* begin *

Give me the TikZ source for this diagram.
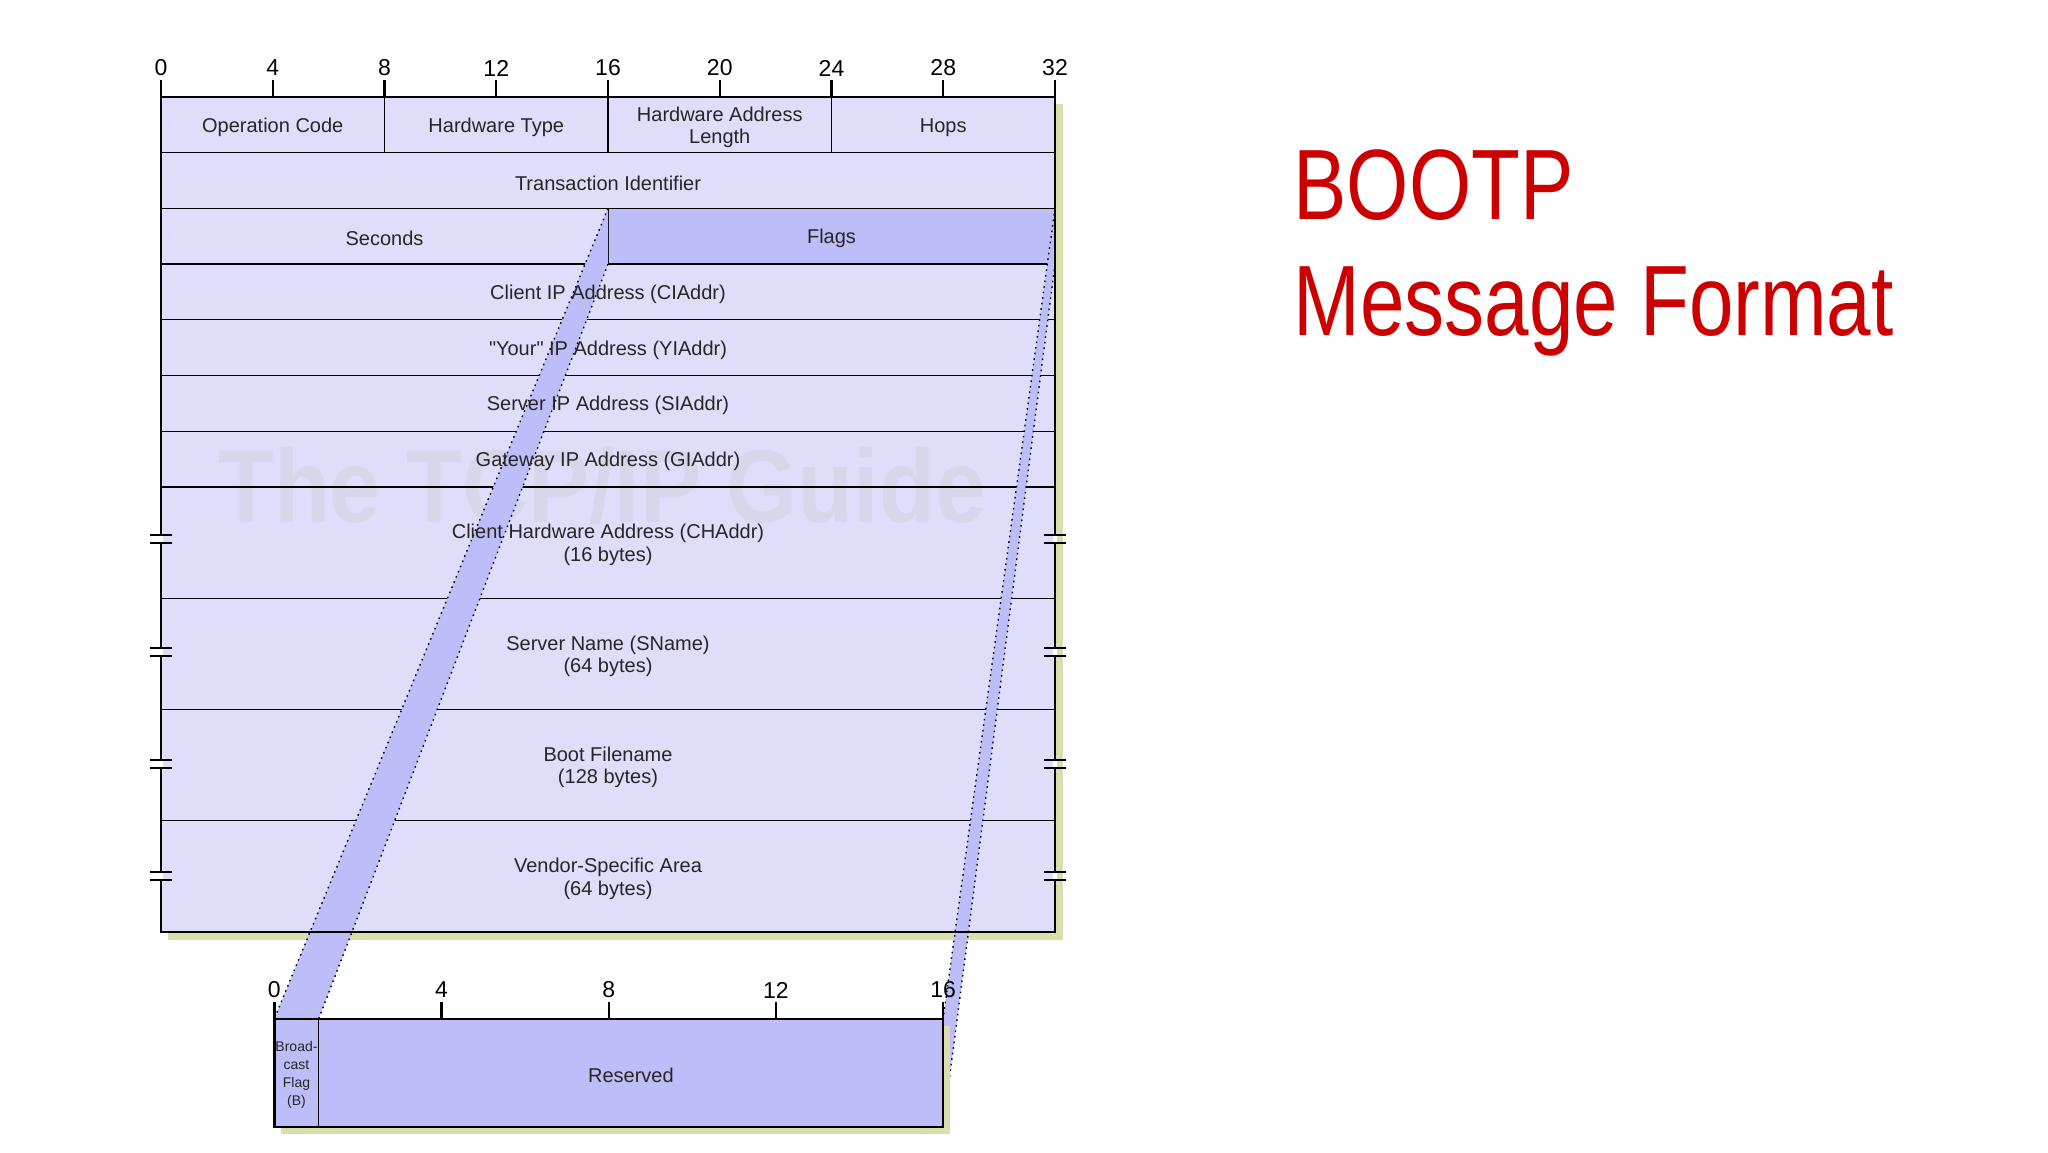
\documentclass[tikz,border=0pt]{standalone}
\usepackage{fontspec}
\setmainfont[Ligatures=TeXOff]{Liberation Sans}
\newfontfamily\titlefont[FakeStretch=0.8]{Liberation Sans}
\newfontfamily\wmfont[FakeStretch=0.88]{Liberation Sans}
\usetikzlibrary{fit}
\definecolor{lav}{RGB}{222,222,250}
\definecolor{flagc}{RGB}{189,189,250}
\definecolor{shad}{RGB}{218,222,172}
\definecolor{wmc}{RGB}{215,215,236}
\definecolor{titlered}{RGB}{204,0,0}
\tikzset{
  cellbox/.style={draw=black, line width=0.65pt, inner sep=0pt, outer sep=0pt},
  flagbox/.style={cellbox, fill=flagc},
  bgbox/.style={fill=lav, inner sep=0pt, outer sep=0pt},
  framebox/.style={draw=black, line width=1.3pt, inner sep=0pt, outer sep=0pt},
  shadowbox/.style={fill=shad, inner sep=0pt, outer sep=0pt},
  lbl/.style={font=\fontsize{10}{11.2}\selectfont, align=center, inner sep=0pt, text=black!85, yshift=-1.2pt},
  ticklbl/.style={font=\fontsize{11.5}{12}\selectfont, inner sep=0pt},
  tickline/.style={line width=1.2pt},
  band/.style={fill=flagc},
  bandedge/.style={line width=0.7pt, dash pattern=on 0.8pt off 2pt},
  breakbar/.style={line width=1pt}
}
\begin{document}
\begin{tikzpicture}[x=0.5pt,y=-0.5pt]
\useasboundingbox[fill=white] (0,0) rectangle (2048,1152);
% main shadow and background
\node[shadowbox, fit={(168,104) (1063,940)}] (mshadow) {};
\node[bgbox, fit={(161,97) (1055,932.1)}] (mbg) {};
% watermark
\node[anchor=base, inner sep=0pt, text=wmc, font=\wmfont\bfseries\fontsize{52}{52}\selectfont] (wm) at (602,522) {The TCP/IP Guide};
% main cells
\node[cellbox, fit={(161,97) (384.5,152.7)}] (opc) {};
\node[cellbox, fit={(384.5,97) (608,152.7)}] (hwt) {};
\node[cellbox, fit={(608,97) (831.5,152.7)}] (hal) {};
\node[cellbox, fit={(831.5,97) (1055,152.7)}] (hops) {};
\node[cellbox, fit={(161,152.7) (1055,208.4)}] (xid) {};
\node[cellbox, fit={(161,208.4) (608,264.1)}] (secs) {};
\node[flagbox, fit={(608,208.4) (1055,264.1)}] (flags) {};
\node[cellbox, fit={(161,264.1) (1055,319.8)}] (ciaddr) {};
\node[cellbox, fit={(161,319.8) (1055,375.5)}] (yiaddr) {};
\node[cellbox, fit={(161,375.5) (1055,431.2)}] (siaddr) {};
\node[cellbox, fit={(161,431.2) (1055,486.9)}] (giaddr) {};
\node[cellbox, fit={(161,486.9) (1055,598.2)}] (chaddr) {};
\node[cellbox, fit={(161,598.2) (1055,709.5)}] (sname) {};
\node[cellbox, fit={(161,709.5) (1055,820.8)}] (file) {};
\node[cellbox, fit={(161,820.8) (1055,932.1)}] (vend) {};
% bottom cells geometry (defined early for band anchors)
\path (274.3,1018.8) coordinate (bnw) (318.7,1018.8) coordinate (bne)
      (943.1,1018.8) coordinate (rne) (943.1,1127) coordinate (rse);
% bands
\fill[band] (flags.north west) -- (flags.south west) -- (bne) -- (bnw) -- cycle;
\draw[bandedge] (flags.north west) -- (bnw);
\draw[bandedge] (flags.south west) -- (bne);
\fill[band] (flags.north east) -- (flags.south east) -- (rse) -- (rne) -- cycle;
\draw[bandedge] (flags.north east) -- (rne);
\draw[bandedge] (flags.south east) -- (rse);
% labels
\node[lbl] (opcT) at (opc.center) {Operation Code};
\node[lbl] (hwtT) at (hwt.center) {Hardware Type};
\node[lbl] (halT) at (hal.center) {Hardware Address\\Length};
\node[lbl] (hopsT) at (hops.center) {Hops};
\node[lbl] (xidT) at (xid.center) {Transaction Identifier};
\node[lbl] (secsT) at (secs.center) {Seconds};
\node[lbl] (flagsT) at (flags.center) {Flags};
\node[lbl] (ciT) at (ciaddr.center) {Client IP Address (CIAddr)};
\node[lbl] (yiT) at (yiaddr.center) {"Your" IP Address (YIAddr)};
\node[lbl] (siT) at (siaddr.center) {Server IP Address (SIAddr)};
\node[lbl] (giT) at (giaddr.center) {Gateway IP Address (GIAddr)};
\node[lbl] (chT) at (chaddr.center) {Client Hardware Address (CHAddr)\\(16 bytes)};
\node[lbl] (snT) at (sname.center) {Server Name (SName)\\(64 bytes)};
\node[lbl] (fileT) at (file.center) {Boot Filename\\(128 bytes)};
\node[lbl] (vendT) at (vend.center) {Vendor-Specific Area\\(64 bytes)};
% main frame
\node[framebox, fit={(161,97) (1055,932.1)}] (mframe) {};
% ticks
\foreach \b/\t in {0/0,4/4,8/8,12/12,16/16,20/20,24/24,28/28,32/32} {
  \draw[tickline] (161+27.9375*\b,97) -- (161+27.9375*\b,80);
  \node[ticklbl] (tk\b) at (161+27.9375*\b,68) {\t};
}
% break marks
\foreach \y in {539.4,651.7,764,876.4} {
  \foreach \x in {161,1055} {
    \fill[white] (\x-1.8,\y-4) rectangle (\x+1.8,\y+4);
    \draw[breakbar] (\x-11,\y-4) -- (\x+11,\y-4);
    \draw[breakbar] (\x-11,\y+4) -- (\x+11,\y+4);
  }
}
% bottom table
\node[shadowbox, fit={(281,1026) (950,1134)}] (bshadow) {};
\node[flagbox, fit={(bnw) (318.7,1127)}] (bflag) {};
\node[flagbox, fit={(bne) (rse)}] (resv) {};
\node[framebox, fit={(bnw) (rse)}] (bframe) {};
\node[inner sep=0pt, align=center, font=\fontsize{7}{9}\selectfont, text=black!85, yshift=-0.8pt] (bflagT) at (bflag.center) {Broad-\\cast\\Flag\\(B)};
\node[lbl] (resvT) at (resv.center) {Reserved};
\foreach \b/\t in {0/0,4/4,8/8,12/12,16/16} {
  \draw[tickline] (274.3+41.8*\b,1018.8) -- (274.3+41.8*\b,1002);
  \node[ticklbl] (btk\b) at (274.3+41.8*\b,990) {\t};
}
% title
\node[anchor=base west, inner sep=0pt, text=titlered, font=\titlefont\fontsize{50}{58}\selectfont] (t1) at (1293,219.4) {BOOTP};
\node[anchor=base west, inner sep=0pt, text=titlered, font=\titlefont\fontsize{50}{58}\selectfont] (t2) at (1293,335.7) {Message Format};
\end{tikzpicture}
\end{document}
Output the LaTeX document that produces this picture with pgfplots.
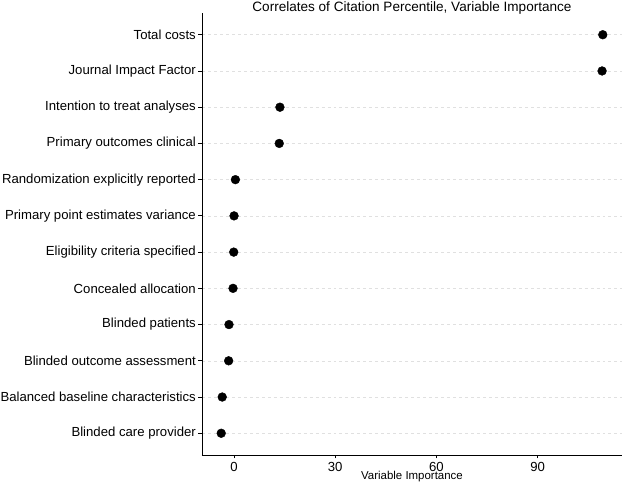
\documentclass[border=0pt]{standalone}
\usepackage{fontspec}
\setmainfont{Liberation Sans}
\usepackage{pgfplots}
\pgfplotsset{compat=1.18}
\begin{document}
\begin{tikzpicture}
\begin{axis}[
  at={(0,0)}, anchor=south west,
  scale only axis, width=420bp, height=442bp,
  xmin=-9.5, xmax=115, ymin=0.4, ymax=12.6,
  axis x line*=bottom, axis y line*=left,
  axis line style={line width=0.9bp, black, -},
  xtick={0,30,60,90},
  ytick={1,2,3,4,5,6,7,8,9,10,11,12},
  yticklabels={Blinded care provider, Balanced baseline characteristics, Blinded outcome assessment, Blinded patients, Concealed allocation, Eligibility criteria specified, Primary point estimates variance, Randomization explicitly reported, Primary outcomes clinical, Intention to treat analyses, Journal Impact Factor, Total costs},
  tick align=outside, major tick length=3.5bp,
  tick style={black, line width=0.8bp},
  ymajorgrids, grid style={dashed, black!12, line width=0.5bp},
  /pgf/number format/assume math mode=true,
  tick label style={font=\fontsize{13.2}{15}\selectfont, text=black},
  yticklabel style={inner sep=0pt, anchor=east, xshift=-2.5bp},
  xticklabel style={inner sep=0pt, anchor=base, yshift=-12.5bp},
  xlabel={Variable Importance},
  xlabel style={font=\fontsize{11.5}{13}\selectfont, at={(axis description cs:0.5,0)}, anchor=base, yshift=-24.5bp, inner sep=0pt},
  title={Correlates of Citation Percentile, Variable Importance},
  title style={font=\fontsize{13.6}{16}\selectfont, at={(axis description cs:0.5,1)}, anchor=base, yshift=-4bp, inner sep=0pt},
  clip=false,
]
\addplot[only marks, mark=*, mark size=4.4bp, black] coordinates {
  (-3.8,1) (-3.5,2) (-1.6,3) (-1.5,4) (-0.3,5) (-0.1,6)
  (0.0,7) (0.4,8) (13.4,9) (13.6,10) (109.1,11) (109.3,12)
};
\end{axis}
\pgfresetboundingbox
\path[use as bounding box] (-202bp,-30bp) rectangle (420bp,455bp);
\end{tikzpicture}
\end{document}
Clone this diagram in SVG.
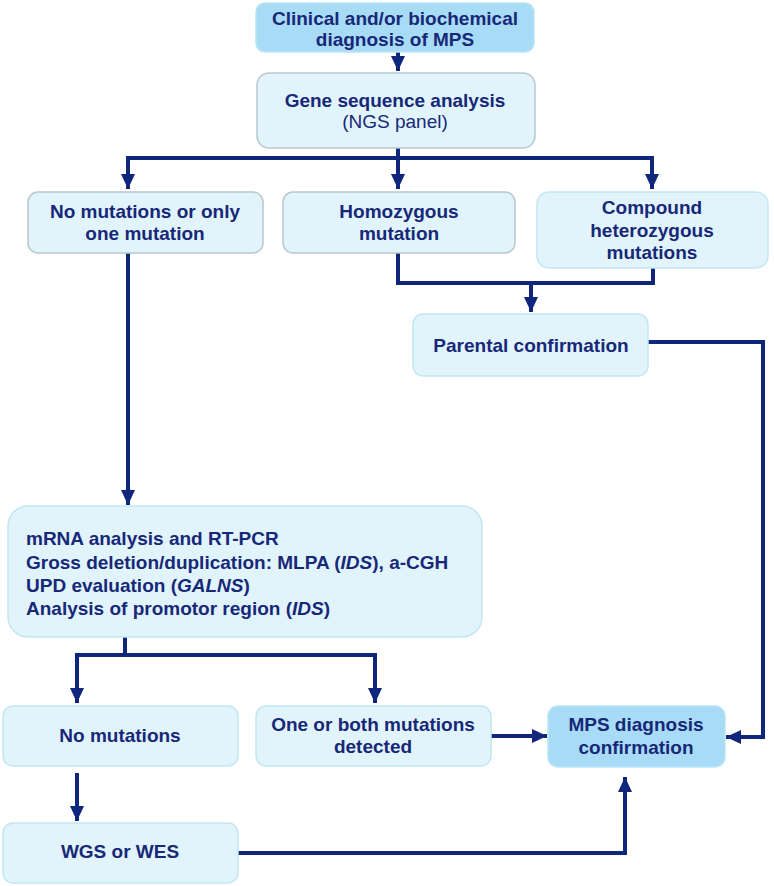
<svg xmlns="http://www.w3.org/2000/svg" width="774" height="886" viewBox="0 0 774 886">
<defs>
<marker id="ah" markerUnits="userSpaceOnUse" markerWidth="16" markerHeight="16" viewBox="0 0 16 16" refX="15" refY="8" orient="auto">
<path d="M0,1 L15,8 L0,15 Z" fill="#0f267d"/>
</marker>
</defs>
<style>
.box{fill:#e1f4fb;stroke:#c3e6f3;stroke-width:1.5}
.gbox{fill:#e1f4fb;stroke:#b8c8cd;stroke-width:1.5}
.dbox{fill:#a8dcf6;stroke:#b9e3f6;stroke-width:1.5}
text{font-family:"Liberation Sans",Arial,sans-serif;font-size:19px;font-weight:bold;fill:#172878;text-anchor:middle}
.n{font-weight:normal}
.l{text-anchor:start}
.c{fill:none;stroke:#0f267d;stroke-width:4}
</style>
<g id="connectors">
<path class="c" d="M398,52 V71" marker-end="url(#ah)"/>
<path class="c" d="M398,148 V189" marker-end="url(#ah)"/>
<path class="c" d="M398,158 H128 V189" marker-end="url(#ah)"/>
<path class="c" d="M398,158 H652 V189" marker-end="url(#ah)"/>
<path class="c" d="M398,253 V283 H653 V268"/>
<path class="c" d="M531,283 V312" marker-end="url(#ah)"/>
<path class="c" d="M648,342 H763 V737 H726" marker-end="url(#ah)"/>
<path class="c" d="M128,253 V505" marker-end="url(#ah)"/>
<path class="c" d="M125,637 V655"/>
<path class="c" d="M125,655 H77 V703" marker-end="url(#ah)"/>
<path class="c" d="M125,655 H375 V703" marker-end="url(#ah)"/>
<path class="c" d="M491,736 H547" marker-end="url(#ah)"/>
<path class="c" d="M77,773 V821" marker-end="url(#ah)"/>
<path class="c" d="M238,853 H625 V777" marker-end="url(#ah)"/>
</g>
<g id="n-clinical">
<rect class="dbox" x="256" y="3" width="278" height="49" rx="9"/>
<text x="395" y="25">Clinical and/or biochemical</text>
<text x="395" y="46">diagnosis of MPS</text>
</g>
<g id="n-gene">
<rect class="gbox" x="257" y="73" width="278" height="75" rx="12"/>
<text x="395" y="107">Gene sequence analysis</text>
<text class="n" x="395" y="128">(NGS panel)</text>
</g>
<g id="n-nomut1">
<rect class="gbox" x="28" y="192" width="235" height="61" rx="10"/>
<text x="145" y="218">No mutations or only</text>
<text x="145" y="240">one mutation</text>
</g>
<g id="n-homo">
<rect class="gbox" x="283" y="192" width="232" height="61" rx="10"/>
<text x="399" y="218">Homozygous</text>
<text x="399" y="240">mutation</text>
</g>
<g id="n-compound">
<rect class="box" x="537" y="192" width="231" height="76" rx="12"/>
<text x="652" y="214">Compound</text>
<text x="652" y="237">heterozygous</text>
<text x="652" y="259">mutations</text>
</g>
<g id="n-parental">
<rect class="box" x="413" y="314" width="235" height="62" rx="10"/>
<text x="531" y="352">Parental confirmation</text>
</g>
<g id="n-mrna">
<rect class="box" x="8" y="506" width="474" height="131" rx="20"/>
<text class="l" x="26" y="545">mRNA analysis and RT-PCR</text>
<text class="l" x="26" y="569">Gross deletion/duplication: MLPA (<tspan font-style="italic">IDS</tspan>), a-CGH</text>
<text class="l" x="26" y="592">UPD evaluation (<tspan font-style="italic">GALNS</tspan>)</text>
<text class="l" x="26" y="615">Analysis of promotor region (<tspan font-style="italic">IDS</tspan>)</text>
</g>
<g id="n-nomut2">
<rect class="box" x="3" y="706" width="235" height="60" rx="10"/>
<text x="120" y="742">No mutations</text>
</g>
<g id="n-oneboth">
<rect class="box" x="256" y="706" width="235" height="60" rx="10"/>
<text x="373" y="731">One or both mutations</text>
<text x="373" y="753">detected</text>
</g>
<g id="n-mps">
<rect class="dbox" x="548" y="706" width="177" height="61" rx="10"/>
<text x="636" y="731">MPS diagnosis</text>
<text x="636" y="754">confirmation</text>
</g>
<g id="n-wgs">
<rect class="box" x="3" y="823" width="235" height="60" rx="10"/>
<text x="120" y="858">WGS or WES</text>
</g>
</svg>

* end *

● **Problem requirements**
Copy each line from the records above that includes the string "diagram".

● **Full response**
Give me the TikZ source for this diagram.
Clone this diagram in SVG.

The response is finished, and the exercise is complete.